We in the United States drive 20 times more miles a year than the Mexicans and twice as many as the Japanese. We use 10 times more electricity per person than the Egyptians and twice as much as the Saudis. To power this energy thirst, we each, on average, consume 10 times more oil per person than the Chinese and twice as much as the Germans. We burn seven times more coal per person than the Indians and three times more than the Brits. For all the talk of China’s climate emissions, each American still emits four times more greenhouse gas than each Chinese.

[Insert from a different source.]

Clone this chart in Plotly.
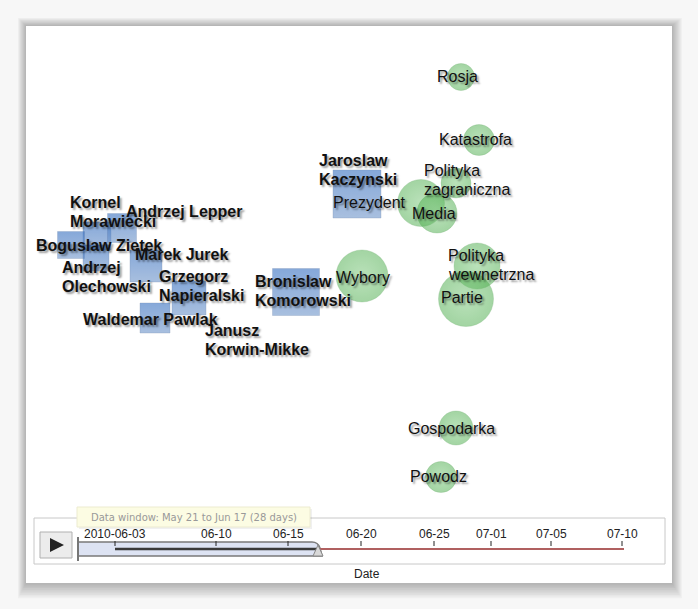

Am I really supposed to think that this is a problem? That we use more energy than countries where an enormous amount of people don’t have running water or electricity? That we drive more miles than people in Mexico…the same people who are coming to this country by the thousands precisely because we offer them a better life with, you know, more driving? That we drive further distances than the Japanese, who live on an island that is only a bit larger than twice the size of the Tri-State area (which includes two very small states)?

No, we are not a nation of oil addicts. We are a healthy and prosperous nation and should rightly be grateful to those dinosaurs who so selflessly kicked off and became fossil fuels so that we could live a better life with fast cars and air conditioning. We have nothing to be ashamed of, we have nothing to feel sorry for. It is our freedom and our liberty that gave us the plentiful benefits of living here and the attack from the Left, and their obsequious “me-too” useful idiots on the Right, on our oil use is little more than a guilt-ridden dagger to the heart of our freedom.

Perhaps someday there will be a substitute for oil. In fact, I’d bet on it. I’d also bet that it’s at least a few decades in the future and that it will evolve through a scientific breakthrough that happens by accident, not on the order of a politician. In the meantime, there is plenty of oil to go around, and using it is not a sickness that needs to be cured. Drink up, my friends. And if you choose not to, that’s fine. I’ll have one for you.